Rust allows us to decide which of the above two strategies to use. Passing the responsibility to collect is called moving: you move the owner from one identifier to another. Once you move a value, you can no longer use it with the old name. This makes sense; the allocated memory may have been collected. See how the compiler raises an error for the following code, and think about where memory is allocated and freed:
fn my_func(y : Box<i64>) -> () { |
println!("gobble! {}", *y); |
// at this point y is freed |
} |
|
fn main() { |
let x = Box::new(10); |
// pass ownership of x to y in my_func |
my_func(x); |
println!("my boxed value: {}", *x); // we tried to access x, but it was freed by `my_func`! This is a memory error. |
} |
If we try to run this program, Rust will complain and fail to compile with a very helpful message. Why did Rust complain? Let’s break down what happened:
Initially x owns the location allocated by Box::new(10)
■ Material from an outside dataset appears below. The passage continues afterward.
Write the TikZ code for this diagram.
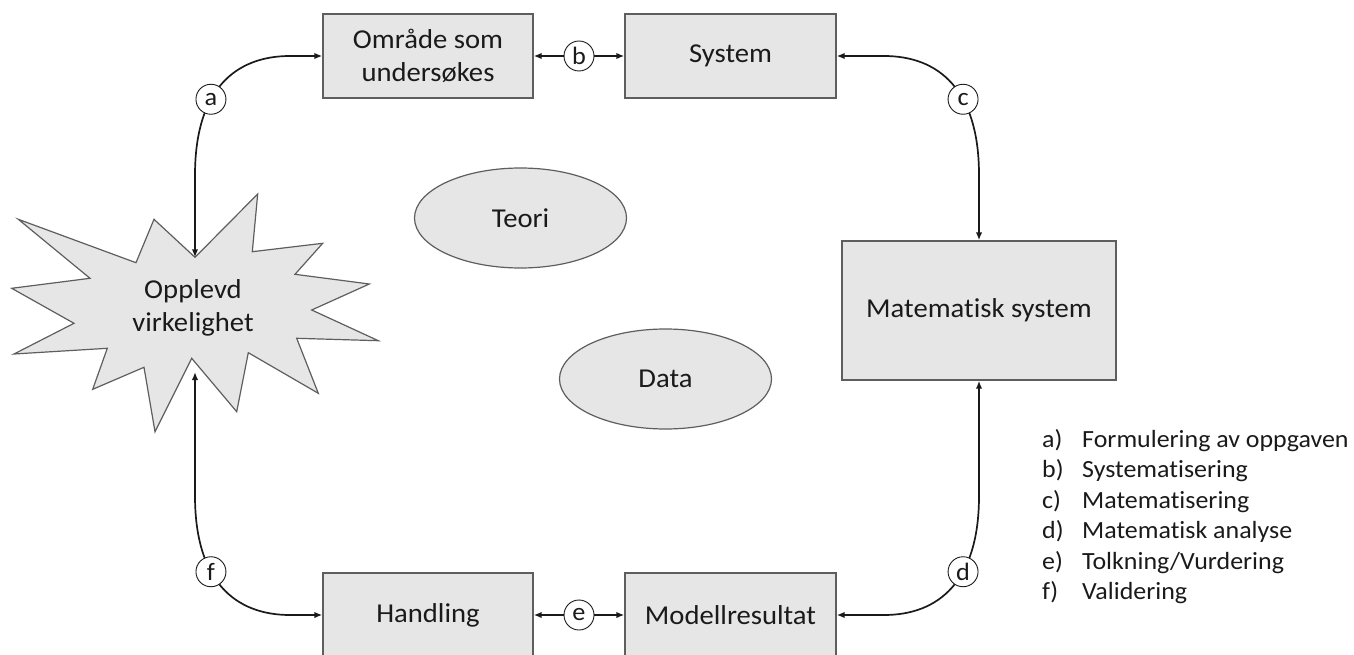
\documentclass[tikz,border=0pt]{standalone}
\usepackage{fontspec}
\setmainfont{Carlito}[FakeStretch=1.05, Ligatures=NoCommon]
\usetikzlibrary{arrows.meta,shapes.geometric}

\definecolor{boxfill}{HTML}{E6E6E6}
\definecolor{boxline}{HTML}{5E5E5E}
\definecolor{ink}{HTML}{1A1A1A}

\begin{document}
\begin{tikzpicture}[x=1pt,y=-1pt,
  every node/.style={text=ink},
  stage/.style={draw=boxline, line width=1.4pt, fill=boxfill, inner sep=0pt,
    align=center, font=\fontsize{27.3}{33}\selectfont},
  blob/.style={ellipse, draw=boxline, line width=1.2pt, fill=boxfill,
    minimum width=212pt, minimum height=100pt, inner sep=0pt,
    font=\fontsize{27.3}{33}\selectfont},
  tag/.style={circle, draw=ink, line width=0.9pt, fill=white,
    minimum size=30pt, inner sep=0pt,
    font=\fontsize{25}{25}\selectfont},
  link/.style={draw=ink, line width=1.7pt,
    {Latex[length=8pt,width=6.5pt]}-{Latex[length=8pt,width=6.5pt]}},
  legend/.style={anchor=base west, inner sep=0pt,
    font=\fontsize{24.7}{30}\selectfont}
]
\useasboundingbox (0,0) rectangle (1354,655);

% process boxes
\node[stage, minimum width=210pt, minimum height=84pt] (omr) at (428,56) {Område som\\undersøkes};
\node[stage, minimum width=211pt, minimum height=84pt] (sys) at (730.5,56) {System};
\node[stage, minimum width=274pt, minimum height=139pt] (mat) at (979,310.5) {Matematisk system};
\node[stage, minimum width=211pt, minimum height=84pt] (mod) at (730.5,615) {Modellresultat};
\node[stage, minimum width=210pt, minimum height=84pt] (hand) at (428,615) {Handling};

% background knowledge
\node[blob] (teori) at (520.5,218) {Teori};
\node[blob] (data) at (665.5,379) {Data};

% the experienced reality as an explosion shape
\draw[fill=boxfill, draw=boxline, line width=1.2pt, line join=miter]
  (18.3,219.3) -- (136,262.7) -- (154,219.3) -- (195,257.3) -- (257.7,194)
  -- (252.3,251.7) -- (322.7,243.3) -- (295,274.3) -- (369.3,284)
  -- (311.7,310) -- (378.3,340.7) -- (296.7,338.3) -- (318.3,393.3)
  -- (248.3,352.7) -- (236.7,411.7) -- (191.7,358.3) -- (155,431.7)
  -- (144,367.3) -- (92.7,389.3) -- (107.3,348.3) -- (14,354)
  -- (74,323.3) -- (11.7,288.3) -- (90,278.3) -- cycle;
\node[align=center, inner sep=0pt, font=\fontsize{27.3}{33}\selectfont] (star) at (193,308) {Opplevd\\virkelighet};
\coordinate (startop) at (195,257.3);
\coordinate (starbot) at (195,372);

% modelling cycle
\path[link] (startop) -- (195,175) .. controls (195,90) and (235,56) .. (290,56)
  node[tag, pos=0.38] (la) {a} -- (omr.west);
\path[link] (omr.east) -- node[tag] (lb) {b} (sys.west);
\path[link] (sys.east) -- (884,56) .. controls (939,56) and (979,90) .. (979,175)
  node[tag, pos=0.62] (lc) {c} -- (mat.north);
\path[link] (mat.south) -- (979,496) .. controls (979,581) and (939,615) .. (884,615)
  node[tag, pos=0.38] (ld) {d} -- (mod.east);
\path[link] (hand.east) -- node[tag] (le) {e} (mod.west);
\path[link] (hand.west) -- (290,615) .. controls (235,615) and (195,581) .. (195,496)
  node[tag, pos=0.62] (lf) {f} -- (starbot);

% key to the steps
\node[legend] (k1) at (1042,447) {a)};
\node[legend] (t1) at (1082,447) {Formulering av oppgaven};
\node[legend] (k2) at (1042,477.5) {b)};
\node[legend] (t2) at (1082,477.5) {Systematisering};
\node[legend] (k3) at (1042,508) {c)};
\node[legend] (t3) at (1082,508) {Matematisering};
\node[legend] (k4) at (1042,538.5) {d)};
\node[legend] (t4) at (1082,538.5) {Matematisk analyse};
\node[legend] (k5) at (1042,569) {e)};
\node[legend] (t5) at (1082,569) {Tolkning/Vurdering};
\node[legend] (k6) at (1042,599.5) {f)};
\node[legend] (t6) at (1082,599.5) {Validering};
\end{tikzpicture}
\end{document}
Then, when we call my_func, we move the ownership from x to y. Now, the memory is collected when the new owner y goes out of scope.
After my_func returns, back in main, we try to use x again. This raises an error, since x refers to a location that has been collected.
Suppose we want to keep x around after calling my_func. There are two things we can do: (1) Make a copy of the heap-allocated value and pass that as an argument to my_func, or (2) Retain ownership of the location. The first approach is easy:
fn my_func(y : Box<i64>) -> () { |
println!("gobble! {}", *y); |
// at this point y is freed |
} |
|
fn main() { |
let x = Box::new(10); |
let x2 = Box::new(*x); // create a copy of the value |
// pass ownership of x to y in my_func |
my_func(x2); |
println!("my boxed value: {}", *x); |
// at this point x is freed |
} |
Implementing option (2) requires a new language feature that is unique to Rust called borrowing.
20.3.2 Borrowing
Borrowing lets you preserve the original owner while having access to the value that it owns. How does it work? We need to change the signature for my_func and write our code slightly differently:
fn my_func(y : &i64) -> () { |
println!("gobble! {}", *y); |
// at this point y is *not freed* since `y` does not own the location |
} |
|
fn main() { |
let x = Box::new(10); |
// this function call **does not** transfer ownership: x still owns the location allocated by Box::new(10) |
my_func(&x); |
println!("my boxed value: {}", *x); |
// at this point x is freed |
} |
The type signature &i64 is a reference to an i64; think of it like a pointer. It can be dereferenced. However, passing a reference does not transfer ownership: this means you can create multiple references to the same value How do we know that the above code is safe? We know that the borrowed context does not outlive the owner’s scope. The Rust compiler performs fairly sophisticated analysis to enforce this liveness requirement
What is an example where a reference does not live long enough? Here is one, which if you’ve programmed in C or C++ will look familiar:
fn broken(x: int) -> &i64 { |
return &x; |
} |
This is an example of returning a reference to a local variable. Since x has type int, it is owned by this function call, meaning that it cannot be referred to outside of the scope of this function. The rust compiler will reject this program with the following error message:
this function's return type contains a borrowed value, but there is no value |
for it to be borrowed from |
So, you can see how static garbage collection requires a fair bit more effort than automated garbage collection, but is not error-prone like manual memory management is: the compiler will ensure that memory unsafe operations are prevented (at least in the portions of rust that do not use unsafe code; google that if you’re interested!).